Contact: Colleen Roche (212) 788-2958 or Dwight Williams (212) 788-2972
Samuel D. Leidesdorf was born on September 25, 1881 in New York City. His early ambition to be a physician were thwarted by the necessity of helping to support his widowed mother; at age 13, he began his working career as an errand boy, earning $3.50 a week. He rose to the position of bookkeeper and credit man, earning at age 20 the handsome salary of $5,000 per year.
He continued his studies at the New York School of Accounting and at Pace College launched his lifetime vocation. In 1905, Mr. Leidesdorf organized his own accounting firm, S.D.Leidesdorf & Co., certified public accountants, which grew and eventually became one of the largest accounting firms in the nation.
At age 23, Mr. Leidesdorf was the accountant for Montefiore Hospital and became a member of the board of trustees. At the time, the hospital was badly in need of funds and Mr. Leidesdorf helped raise the necessary capital. He was renowned for his ability to enlist people to provide financial support for the causes with which he was associated.

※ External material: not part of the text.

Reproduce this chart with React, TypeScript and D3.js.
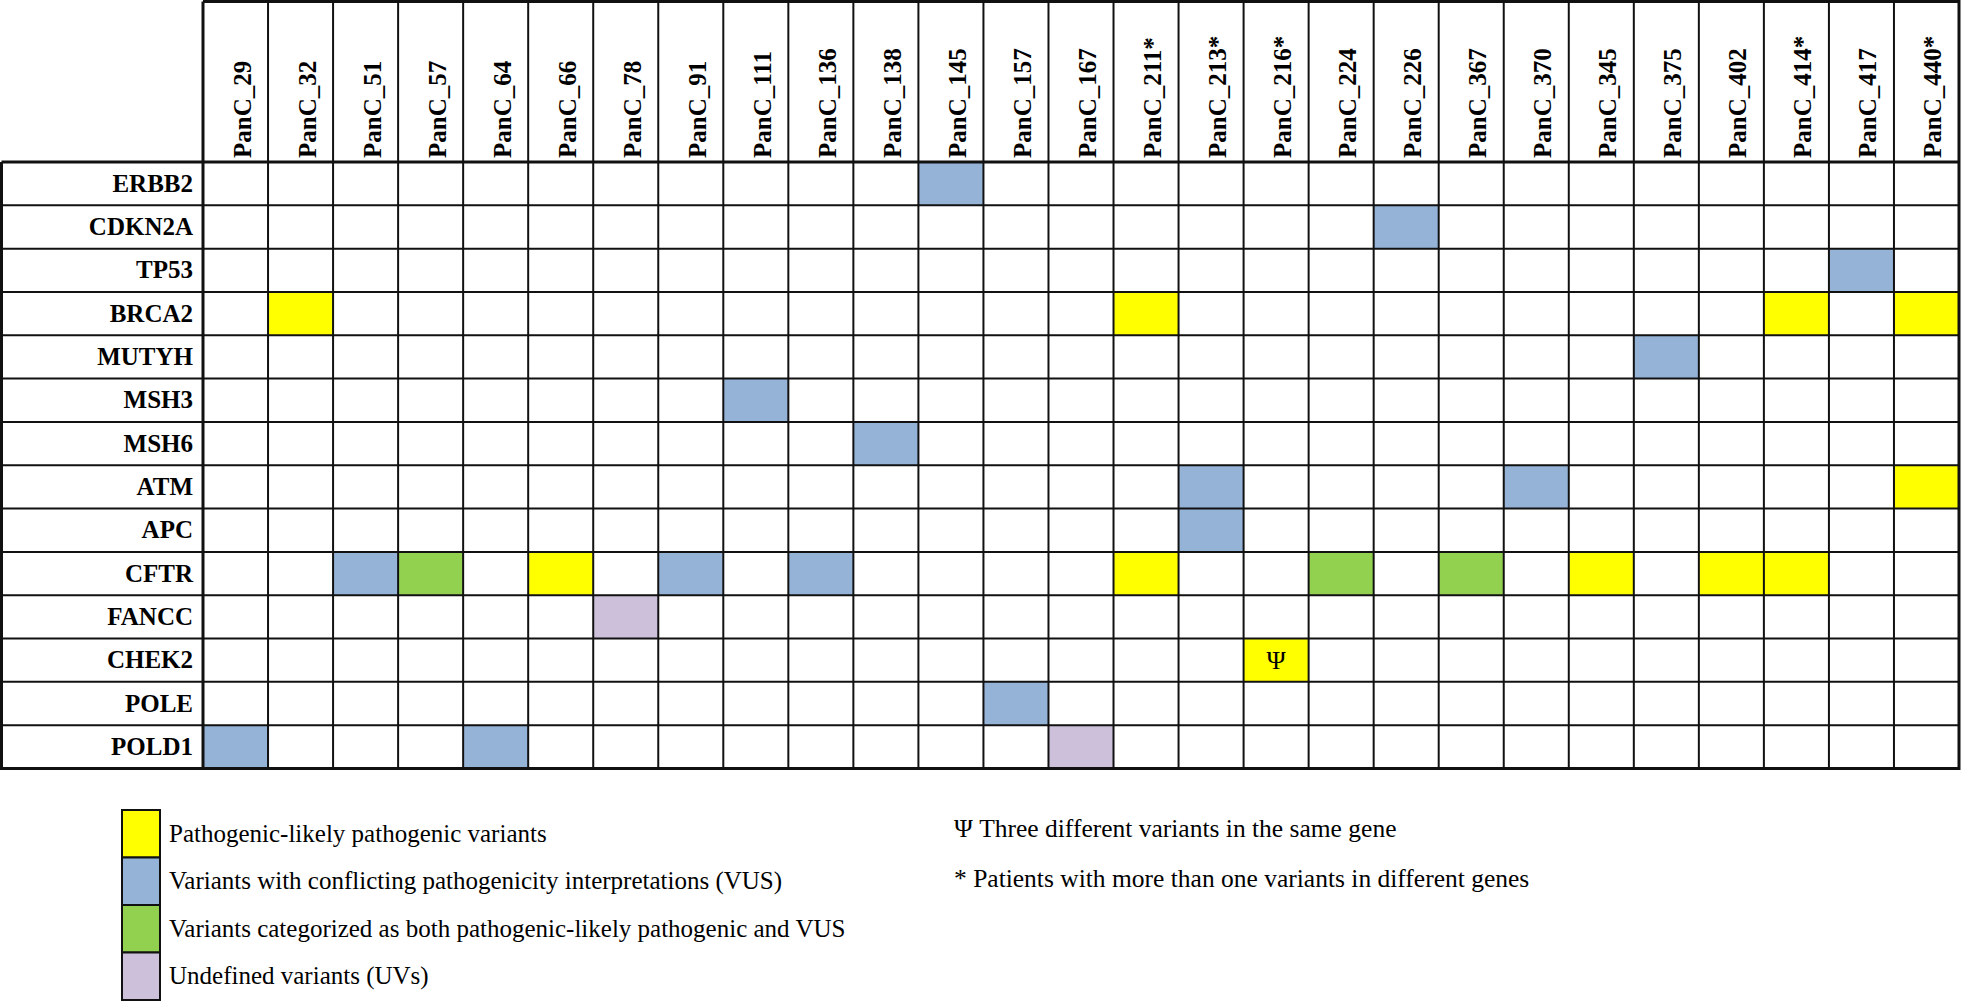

He soon began dedicating himself to what would become a lifetime of philanthropic endeavors for medical and educational institutions, and many other charitable causes, including the Red Cross, the United Jewish Appeal, the Young Women's Christian Association and the United Negro College Fund. He was active in civic and community service and received numerous honors and awards, including an honorary degree as doctor of humane letters from Hebrew Union College, the Medal of the National Fund for Medical Education, the Herbert H. Lehman Human Relations Award of the American Jewish Committee and the Medal for Distinguished Service from the Protestant Council of the City of New York.
In 1948, Mr. Leidesdorf began his tenure on the board of the New York University Medical Center serving as the first Chair of the Building Committee. Later he served as the Chair of the board from 1956 until his death in 1968. As the Chair of the Building Committee from the late 1940's and into the 1950's, he helped bring the dream of creating a major medical center to fruition. He was designated as an Honorary Alumnus of the New York University School of Medicine and in 1964 was awarded the first honorary membership in the Friends of New York University Medical Center.